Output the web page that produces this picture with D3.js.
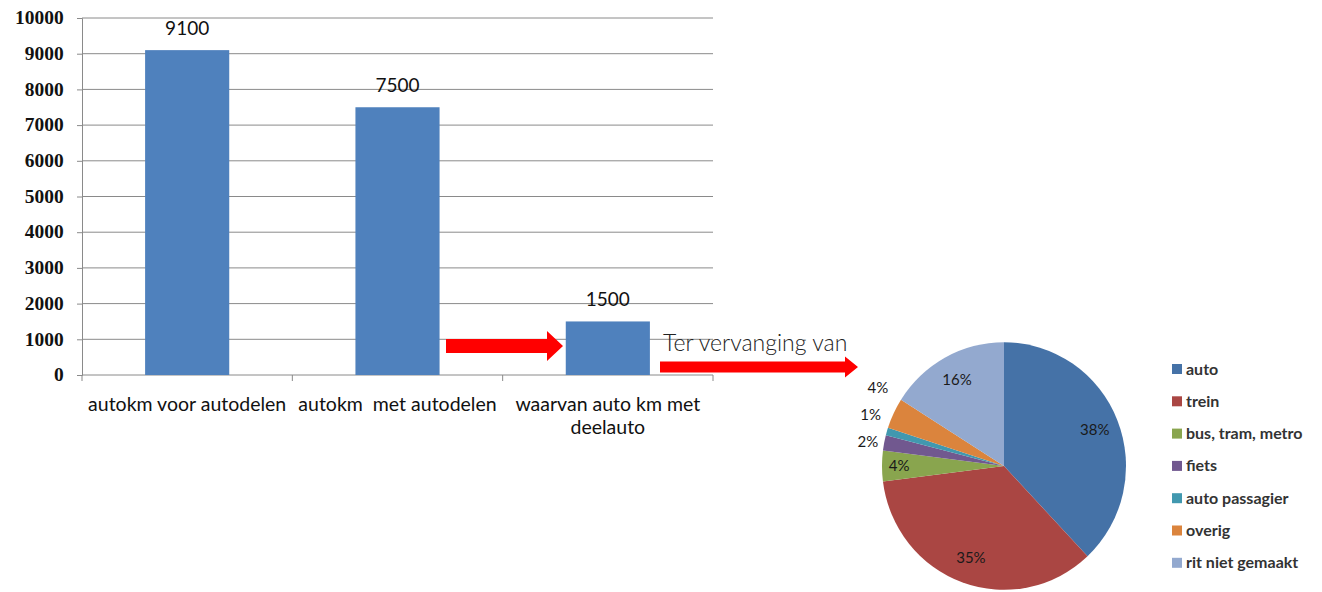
<!DOCTYPE html>
<html><head><meta charset="utf-8">
<script src="https://cdn.jsdelivr.net/npm/d3@7"></script>
<style>body{margin:0;background:#fff}svg{display:block}</style>
</head><body><svg id="c" width="1322" height="592"></svg>
<script>
const barCategories = [["autokm voor autodelen"], ["autokm  met autodelen"], ["waarvan auto km met", "deelauto"]];
const barValues = [9100, 7500, 1500];
const yTicks = [0, 1000, 2000, 3000, 4000, 5000, 6000, 7000, 8000, 9000, 10000];
const pieLabels = ["auto", "trein", "bus, tram, metro", "fiets", "auto passagier", "overig", "rit niet gemaakt"];
const pieValues = [38, 35, 4, 2, 1, 4, 16];
const pieColors = ["#4572A7", "#AA4643", "#89A54E", "#71588F", "#4198AF", "#DB843D", "#93A9CF"];
const annotation = "Ter vervanging van";

const svg = d3.select("#c");
const L = 82, R = 713, T = 18, B = 375;
const x = d3.scaleBand().domain(d3.range(barValues.length)).range([L, R]).paddingInner(0.6).paddingOuter(0.3);
const y = d3.scaleLinear().domain([0, 10000]).range([B, T]);

// gridlines
svg.append("g").selectAll("line").data(yTicks.filter(d => d > 0)).join("line")
  .attr("x1", L).attr("x2", R).attr("y1", d => y(d)).attr("y2", d => y(d))
  .attr("stroke", "#8a8a8a").attr("stroke-width", 1);

// y axis
const ya = svg.append("g").attr("transform", `translate(${L},0)`)
  .call(d3.axisLeft(y).tickValues(yTicks).tickSize(5).tickPadding(14).tickFormat(d3.format("d")));
ya.select(".domain").attr("stroke", "#8a8a8a");
ya.selectAll(".tick line").attr("stroke", "#8a8a8a");
ya.selectAll("text").attr("font-family", "Liberation Serif").attr("font-weight", "bold")
  .attr("font-size", 18).attr("fill", "#111").attr("transform", "scale(1.08,1)").attr("x", -17);

// x axis line + boundary ticks
const bounds = [L, L + (R - L) / 3, L + 2 * (R - L) / 3, R];
svg.append("line").attr("x1", L).attr("x2", R).attr("y1", B).attr("y2", B).attr("stroke", "#8a8a8a");
svg.append("g").selectAll("line").data(bounds).join("line")
  .attr("x1", d => d).attr("x2", d => d).attr("y1", B).attr("y2", B + 6).attr("stroke", "#8a8a8a");

// bars
svg.append("g").selectAll("rect").data(barValues).join("rect")
  .attr("x", (d, i) => x(i)).attr("width", x.bandwidth())
  .attr("y", d => y(d)).attr("height", d => B - y(d)).attr("fill", "#4F81BD");

// value labels
svg.append("g").selectAll("text").data(barValues).join("text")
  .attr("x", (d, i) => x(i) + x.bandwidth() / 2).attr("y", d => y(d) - 15)
  .attr("text-anchor", "middle").attr("font-family", "Lato").attr("font-size", 19).attr("fill", "#111")
  .text(d => d);

// category labels
const cg = svg.append("g");
barCategories.forEach((lines, i) => {
  lines.forEach((t, j) => {
    cg.append("text").attr("x", x(i) + x.bandwidth() / 2).attr("y", 411 + j * 23)
      .attr("text-anchor", "middle").attr("font-family", "Lato").attr("font-size", 19.5).attr("fill", "#111")
      .attr("xml:space", "preserve").style("white-space", "pre").text(t);
  });
});

// arrows
function arrow(x0, x1, hx, yc, sh, hh) {
  svg.append("path").attr("fill", "#FF0000")
    .attr("d", `M${x0},${yc - sh / 2}L${hx},${yc - sh / 2}L${hx},${yc - hh / 2}L${x1},${yc}L${hx},${yc + hh / 2}L${hx},${yc + sh / 2}L${x0},${yc + sh / 2}Z`);
}
arrow(446, 563, 547, 346, 14, 30);
arrow(660, 858, 845, 367, 11, 21);

svg.append("text").attr("x", 663).attr("y", 351).attr("font-family", "Lato").attr("font-weight", 300)
  .attr("font-size", 23).attr("fill", "#222").text(annotation);

// pie
const cx = 1004, cy = 466, r = 122;
const pie = d3.pie().sort(null).value(d => d)(pieValues);
const arc = d3.arc().innerRadius(0).outerRadius(r);
const pg = svg.append("g").attr("transform", `translate(${cx},${cy}) scale(1,1.015)`);
pg.selectAll("path").data(pie).join("path").attr("d", arc).attr("fill", (d, i) => pieColors[i]);

// pie labels
const lg = svg.append("g");
const inside = [0, 1, 2, 6];
const outs = [];
pie.forEach((d, i) => {
  const mid = (d.startAngle + d.endAngle) / 2;
  if (inside.includes(i)) {
    const rr = i === 2 ? r * 0.86 : r * 0.8;
    lg.append("text").attr("x", cx + Math.sin(mid) * rr).attr("y", cy - Math.cos(mid) * rr + 5)
      .attr("text-anchor", "middle").attr("font-family", "Lato").attr("font-size", 15).attr("fill", "#1a1a1a")
      .text(d.data + "%");
  } else {
    const rr = r + 6;
    outs.push({ v: d.data, x: cx + Math.sin(mid) * rr, y: cy - Math.cos(mid) * rr + 5 });
  }
});
// spread outside labels upward
outs.sort((a, b) => b.y - a.y);
outs.forEach((o, k) => { if (k > 0 && outs[k - 1].y - o.y < 27) o.y = outs[k - 1].y - 27; });
outs.forEach(o => {
  lg.append("text").attr("x", o.x).attr("y", o.y).attr("text-anchor", "end")
    .attr("font-family", "Lato").attr("font-size", 15).attr("fill", "#1a1a1a").text(o.v + "%");
});

// legend
const leg = svg.append("g").attr("transform", "translate(1172,369)");
pieLabels.forEach((t, i) => {
  const g = leg.append("g").attr("transform", `translate(0,${i * 32.3})`);
  g.append("rect").attr("x", 0).attr("y", -5).attr("width", 10).attr("height", 10).attr("fill", pieColors[i]);
  g.append("text").attr("x", 14).attr("y", 5.5).attr("font-family", "Lato").attr("font-weight", "bold")
    .attr("font-size", 16).attr("fill", "#333").text(t);
});
</script></body></html>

CHALLENGE =
All of the data needs repeating exactly, but the pictures do not.

ANSWER TO THE PROBLEM =
Output the web page that produces this picture with D3.js.
<!DOCTYPE html>
<html><head><meta charset="utf-8">
<script src="https://cdn.jsdelivr.net/npm/d3@7"></script>
<style>body{margin:0;background:#fff}svg{display:block}</style>
</head><body><svg id="c" width="1322" height="592"></svg>
<script>
const barCategories = [["autokm voor autodelen"], ["autokm  met autodelen"], ["waarvan auto km met", "deelauto"]];
const barValues = [9100, 7500, 1500];
const yTicks = [0, 1000, 2000, 3000, 4000, 5000, 6000, 7000, 8000, 9000, 10000];
const pieLabels = ["auto", "trein", "bus, tram, metro", "fiets", "auto passagier", "overig", "rit niet gemaakt"];
const pieValues = [38, 35, 4, 2, 1, 4, 16];
const pieColors = ["#4572A7", "#AA4643", "#89A54E", "#71588F", "#4198AF", "#DB843D", "#93A9CF"];
const annotation = "Ter vervanging van";

const svg = d3.select("#c");
const L = 82, R = 713, T = 18, B = 375;
const x = d3.scaleBand().domain(d3.range(barValues.length)).range([L, R]).paddingInner(0.6).paddingOuter(0.3);
const y = d3.scaleLinear().domain([0, 10000]).range([B, T]);

// gridlines
svg.append("g").selectAll("line").data(yTicks.filter(d => d > 0)).join("line")
  .attr("x1", L).attr("x2", R).attr("y1", d => y(d)).attr("y2", d => y(d))
  .attr("stroke", "#8a8a8a").attr("stroke-width", 1);

// y axis
const ya = svg.append("g").attr("transform", `translate(${L},0)`)
  .call(d3.axisLeft(y).tickValues(yTicks).tickSize(5).tickPadding(14).tickFormat(d3.format("d")));
ya.select(".domain").attr("stroke", "#8a8a8a");
ya.selectAll(".tick line").attr("stroke", "#8a8a8a");
ya.selectAll("text").attr("font-family", "Liberation Serif").attr("font-weight", "bold")
  .attr("font-size", 18).attr("fill", "#111").attr("transform", "scale(1.08,1)").attr("x", -17);

// x axis line + boundary ticks
const bounds = [L, L + (R - L) / 3, L + 2 * (R - L) / 3, R];
svg.append("line").attr("x1", L).attr("x2", R).attr("y1", B).attr("y2", B).attr("stroke", "#8a8a8a");
svg.append("g").selectAll("line").data(bounds).join("line")
  .attr("x1", d => d).attr("x2", d => d).attr("y1", B).attr("y2", B + 6).attr("stroke", "#8a8a8a");

// bars
svg.append("g").selectAll("rect").data(barValues).join("rect")
  .attr("x", (d, i) => x(i)).attr("width", x.bandwidth())
  .attr("y", d => y(d)).attr("height", d => B - y(d)).attr("fill", "#4F81BD");

// value labels
svg.append("g").selectAll("text").data(barValues).join("text")
  .attr("x", (d, i) => x(i) + x.bandwidth() / 2).attr("y", d => y(d) - 15)
  .attr("text-anchor", "middle").attr("font-family", "Lato").attr("font-size", 19).attr("fill", "#111")
  .text(d => d);

// category labels
const cg = svg.append("g");
barCategories.forEach((lines, i) => {
  lines.forEach((t, j) => {
    cg.append("text").attr("x", x(i) + x.bandwidth() / 2).attr("y", 411 + j * 23)
      .attr("text-anchor", "middle").attr("font-family", "Lato").attr("font-size", 19.5).attr("fill", "#111")
      .attr("xml:space", "preserve").style("white-space", "pre").text(t);
  });
});

// arrows
function arrow(x0, x1, hx, yc, sh, hh) {
  svg.append("path").attr("fill", "#FF0000")
    .attr("d", `M${x0},${yc - sh / 2}L${hx},${yc - sh / 2}L${hx},${yc - hh / 2}L${x1},${yc}L${hx},${yc + hh / 2}L${hx},${yc + sh / 2}L${x0},${yc + sh / 2}Z`);
}
arrow(446, 563, 547, 346, 14, 30);
arrow(660, 858, 845, 367, 11, 21);

svg.append("text").attr("x", 663).attr("y", 351).attr("font-family", "Lato").attr("font-weight", 300)
  .attr("font-size", 23).attr("fill", "#222").text(annotation);

// pie
const cx = 1004, cy = 466, r = 122;
const pie = d3.pie().sort(null).value(d => d)(pieValues);
const arc = d3.arc().innerRadius(0).outerRadius(r);
const pg = svg.append("g").attr("transform", `translate(${cx},${cy}) scale(1,1.015)`);
pg.selectAll("path").data(pie).join("path").attr("d", arc).attr("fill", (d, i) => pieColors[i]);

// pie labels
const lg = svg.append("g");
const inside = [0, 1, 2, 6];
const outs = [];
pie.forEach((d, i) => {
  const mid = (d.startAngle + d.endAngle) / 2;
  if (inside.includes(i)) {
    const rr = i === 2 ? r * 0.86 : r * 0.8;
    lg.append("text").attr("x", cx + Math.sin(mid) * rr).attr("y", cy - Math.cos(mid) * rr + 5)
      .attr("text-anchor", "middle").attr("font-family", "Lato").attr("font-size", 15).attr("fill", "#1a1a1a")
      .text(d.data + "%");
  } else {
    const rr = r + 6;
    outs.push({ v: d.data, x: cx + Math.sin(mid) * rr, y: cy - Math.cos(mid) * rr + 5 });
  }
});
// spread outside labels upward
outs.sort((a, b) => b.y - a.y);
outs.forEach((o, k) => { if (k > 0 && outs[k - 1].y - o.y < 27) o.y = outs[k - 1].y - 27; });
outs.forEach(o => {
  lg.append("text").attr("x", o.x).attr("y", o.y).attr("text-anchor", "end")
    .attr("font-family", "Lato").attr("font-size", 15).attr("fill", "#1a1a1a").text(o.v + "%");
});

// legend
const leg = svg.append("g").attr("transform", "translate(1172,369)");
pieLabels.forEach((t, i) => {
  const g = leg.append("g").attr("transform", `translate(0,${i * 32.3})`);
  g.append("rect").attr("x", 0).attr("y", -5).attr("width", 10).attr("height", 10).attr("fill", pieColors[i]);
  g.append("text").attr("x", 14).attr("y", 5.5).attr("font-family", "Lato").attr("font-weight", "bold")
    .attr("font-size", 16).attr("fill", "#333").text(t);
});
</script></body></html>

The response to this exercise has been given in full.